= Set problem =
Wherever the word "this" appears in the entries, copy the whole line.
BEGIN Rows
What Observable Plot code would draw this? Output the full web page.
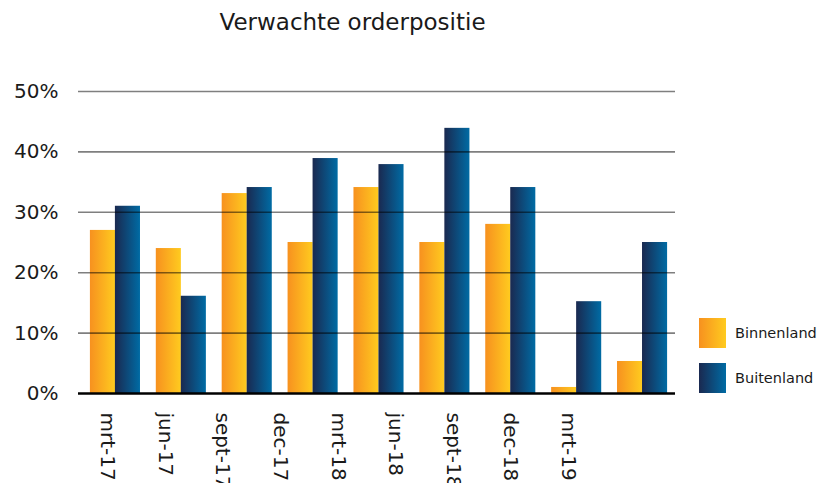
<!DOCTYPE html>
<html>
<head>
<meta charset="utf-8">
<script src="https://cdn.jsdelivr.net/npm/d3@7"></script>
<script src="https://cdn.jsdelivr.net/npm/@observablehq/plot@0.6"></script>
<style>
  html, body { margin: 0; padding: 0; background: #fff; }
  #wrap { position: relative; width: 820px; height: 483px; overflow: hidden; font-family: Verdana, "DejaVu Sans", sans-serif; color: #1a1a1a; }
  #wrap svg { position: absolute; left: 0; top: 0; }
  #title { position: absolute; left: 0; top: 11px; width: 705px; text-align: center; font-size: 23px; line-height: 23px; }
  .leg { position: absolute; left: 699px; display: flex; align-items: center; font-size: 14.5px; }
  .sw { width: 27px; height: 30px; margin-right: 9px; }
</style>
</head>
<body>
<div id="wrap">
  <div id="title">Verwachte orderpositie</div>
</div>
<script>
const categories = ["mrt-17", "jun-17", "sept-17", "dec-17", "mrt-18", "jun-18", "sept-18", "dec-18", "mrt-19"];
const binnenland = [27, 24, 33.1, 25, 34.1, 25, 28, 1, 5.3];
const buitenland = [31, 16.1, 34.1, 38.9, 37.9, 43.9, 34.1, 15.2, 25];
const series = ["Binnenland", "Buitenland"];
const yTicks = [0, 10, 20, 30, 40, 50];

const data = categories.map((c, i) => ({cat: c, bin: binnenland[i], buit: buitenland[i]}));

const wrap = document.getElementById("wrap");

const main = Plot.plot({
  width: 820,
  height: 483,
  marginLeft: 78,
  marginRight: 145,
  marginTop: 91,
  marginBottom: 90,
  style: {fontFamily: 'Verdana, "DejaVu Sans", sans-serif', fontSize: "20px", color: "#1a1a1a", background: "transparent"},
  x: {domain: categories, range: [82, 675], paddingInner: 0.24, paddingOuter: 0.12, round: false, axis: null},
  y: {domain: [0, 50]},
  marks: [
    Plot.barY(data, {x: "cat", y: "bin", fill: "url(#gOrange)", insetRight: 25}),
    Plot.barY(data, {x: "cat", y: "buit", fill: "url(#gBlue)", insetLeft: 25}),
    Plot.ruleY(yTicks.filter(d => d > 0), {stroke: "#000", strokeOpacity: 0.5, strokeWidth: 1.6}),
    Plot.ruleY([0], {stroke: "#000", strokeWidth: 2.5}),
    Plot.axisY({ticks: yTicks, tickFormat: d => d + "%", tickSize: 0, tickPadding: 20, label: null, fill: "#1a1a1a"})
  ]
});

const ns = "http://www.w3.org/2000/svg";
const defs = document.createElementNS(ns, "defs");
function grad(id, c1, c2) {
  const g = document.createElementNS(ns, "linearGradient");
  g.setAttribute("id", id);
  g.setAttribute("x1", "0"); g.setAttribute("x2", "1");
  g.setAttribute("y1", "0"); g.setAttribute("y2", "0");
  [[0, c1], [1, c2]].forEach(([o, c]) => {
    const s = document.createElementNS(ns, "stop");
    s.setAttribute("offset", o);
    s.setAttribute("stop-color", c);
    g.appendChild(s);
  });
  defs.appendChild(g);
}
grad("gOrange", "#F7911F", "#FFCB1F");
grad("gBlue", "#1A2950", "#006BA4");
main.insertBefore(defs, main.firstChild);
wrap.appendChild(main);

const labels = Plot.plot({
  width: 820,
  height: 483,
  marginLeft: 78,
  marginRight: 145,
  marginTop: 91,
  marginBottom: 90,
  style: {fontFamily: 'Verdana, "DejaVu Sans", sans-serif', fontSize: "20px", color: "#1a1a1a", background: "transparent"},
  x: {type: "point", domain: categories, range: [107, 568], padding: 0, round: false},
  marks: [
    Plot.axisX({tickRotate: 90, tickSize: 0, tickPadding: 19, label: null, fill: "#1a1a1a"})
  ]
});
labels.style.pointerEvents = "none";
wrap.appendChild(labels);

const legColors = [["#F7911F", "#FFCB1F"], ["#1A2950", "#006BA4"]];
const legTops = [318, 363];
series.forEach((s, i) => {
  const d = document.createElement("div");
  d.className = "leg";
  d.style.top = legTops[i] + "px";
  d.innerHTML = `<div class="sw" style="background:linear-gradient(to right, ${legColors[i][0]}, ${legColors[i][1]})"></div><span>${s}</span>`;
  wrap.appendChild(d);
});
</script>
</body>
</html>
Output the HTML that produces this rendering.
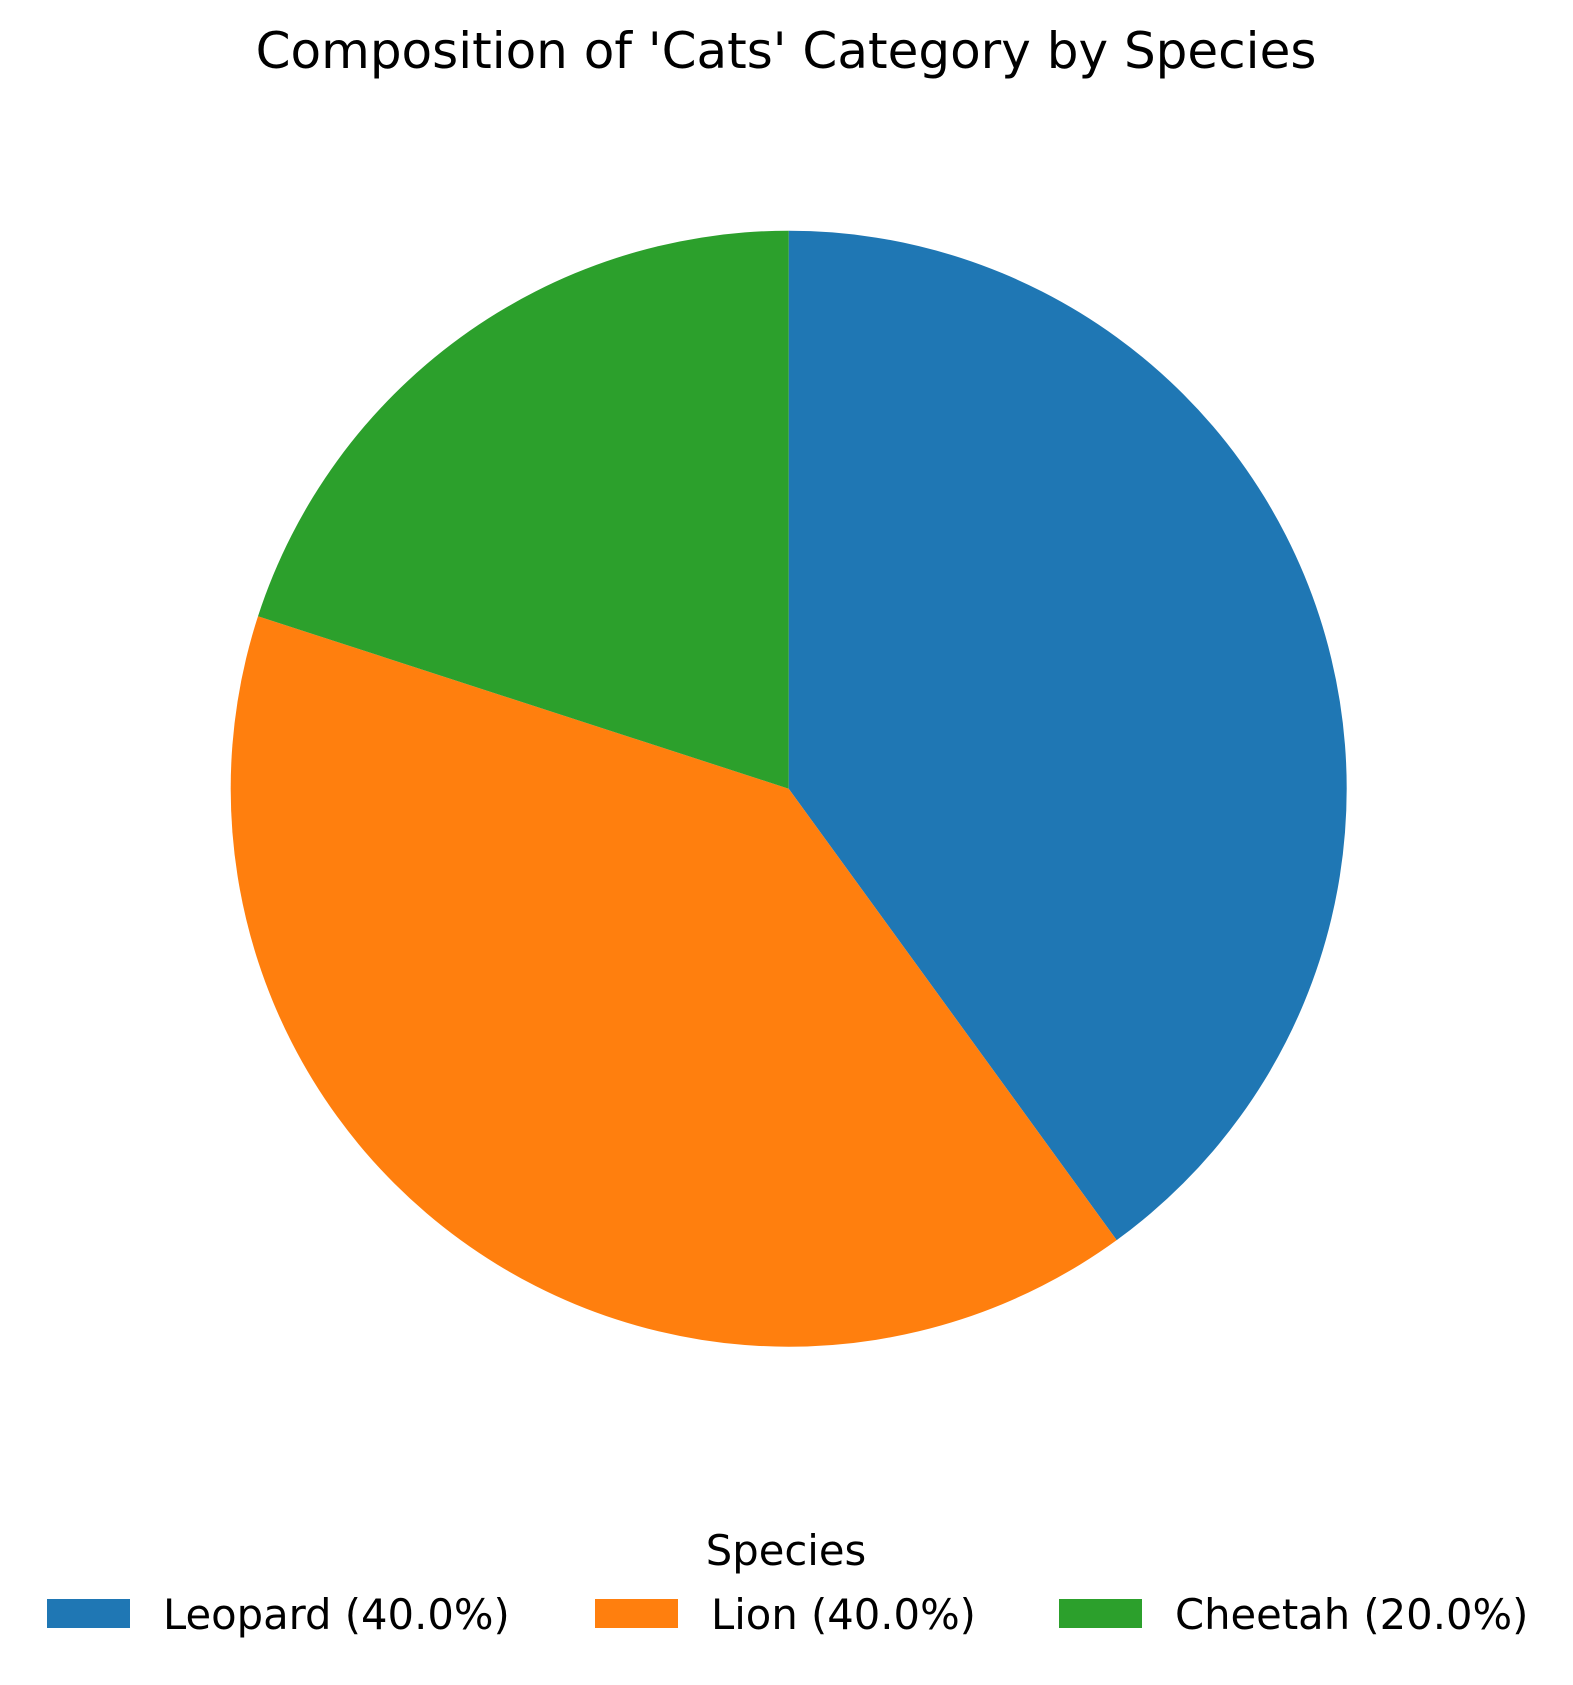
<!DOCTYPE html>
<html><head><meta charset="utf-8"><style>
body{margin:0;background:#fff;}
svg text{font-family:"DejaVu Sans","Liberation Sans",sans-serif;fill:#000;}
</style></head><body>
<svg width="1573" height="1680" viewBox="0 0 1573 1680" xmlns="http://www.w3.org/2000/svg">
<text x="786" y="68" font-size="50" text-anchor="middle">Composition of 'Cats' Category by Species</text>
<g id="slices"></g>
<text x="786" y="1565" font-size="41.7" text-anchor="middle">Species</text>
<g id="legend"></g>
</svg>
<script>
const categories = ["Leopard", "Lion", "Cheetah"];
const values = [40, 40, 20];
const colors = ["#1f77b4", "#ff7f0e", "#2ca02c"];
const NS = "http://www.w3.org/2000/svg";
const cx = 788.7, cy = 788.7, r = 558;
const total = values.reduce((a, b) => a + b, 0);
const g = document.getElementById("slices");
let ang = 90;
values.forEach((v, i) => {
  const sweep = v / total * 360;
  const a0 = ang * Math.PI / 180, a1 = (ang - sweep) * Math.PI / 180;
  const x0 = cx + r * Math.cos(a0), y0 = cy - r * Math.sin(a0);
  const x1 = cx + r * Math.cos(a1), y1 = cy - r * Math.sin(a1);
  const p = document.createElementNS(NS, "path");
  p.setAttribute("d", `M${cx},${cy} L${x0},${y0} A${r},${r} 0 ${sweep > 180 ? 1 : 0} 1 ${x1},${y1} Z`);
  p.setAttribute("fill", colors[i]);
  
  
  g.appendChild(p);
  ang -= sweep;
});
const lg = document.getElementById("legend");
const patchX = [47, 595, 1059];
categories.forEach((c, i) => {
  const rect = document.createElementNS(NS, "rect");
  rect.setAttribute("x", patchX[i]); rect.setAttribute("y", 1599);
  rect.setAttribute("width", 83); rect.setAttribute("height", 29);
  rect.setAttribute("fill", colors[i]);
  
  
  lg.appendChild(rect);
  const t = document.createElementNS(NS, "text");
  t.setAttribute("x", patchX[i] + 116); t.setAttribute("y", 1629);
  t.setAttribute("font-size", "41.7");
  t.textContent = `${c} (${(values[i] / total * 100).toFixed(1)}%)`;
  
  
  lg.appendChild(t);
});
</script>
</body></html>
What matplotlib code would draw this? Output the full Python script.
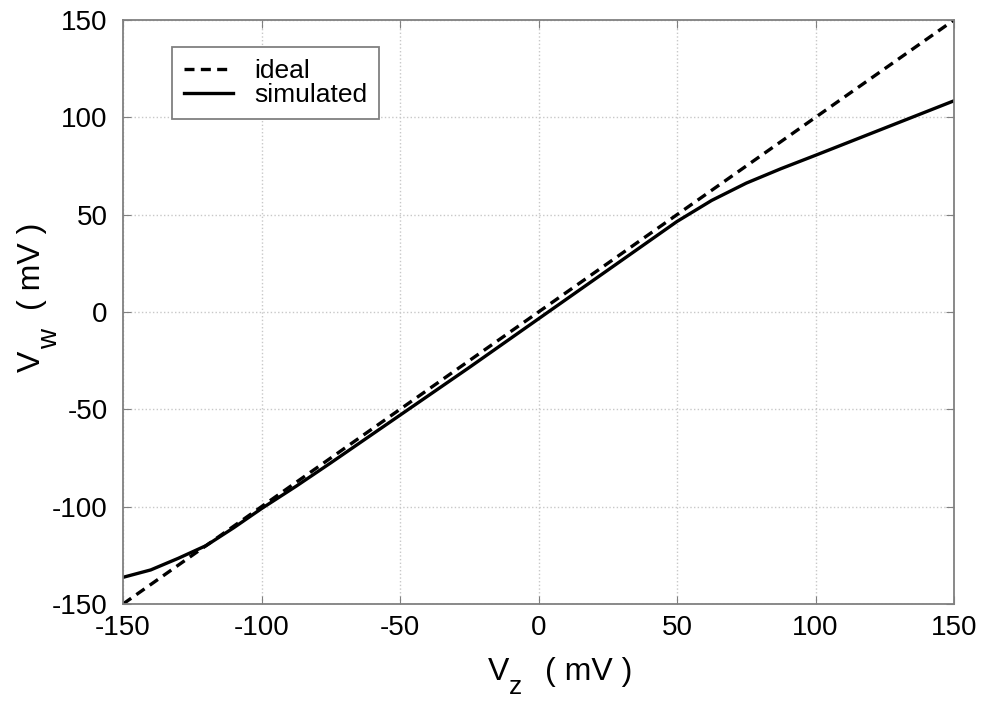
END Rows
= Exercise solution =
What Observable Plot code would draw this? Output the full web page.
Output the HTML that produces this rendering.
What matplotlib code would draw this? Output the full Python script.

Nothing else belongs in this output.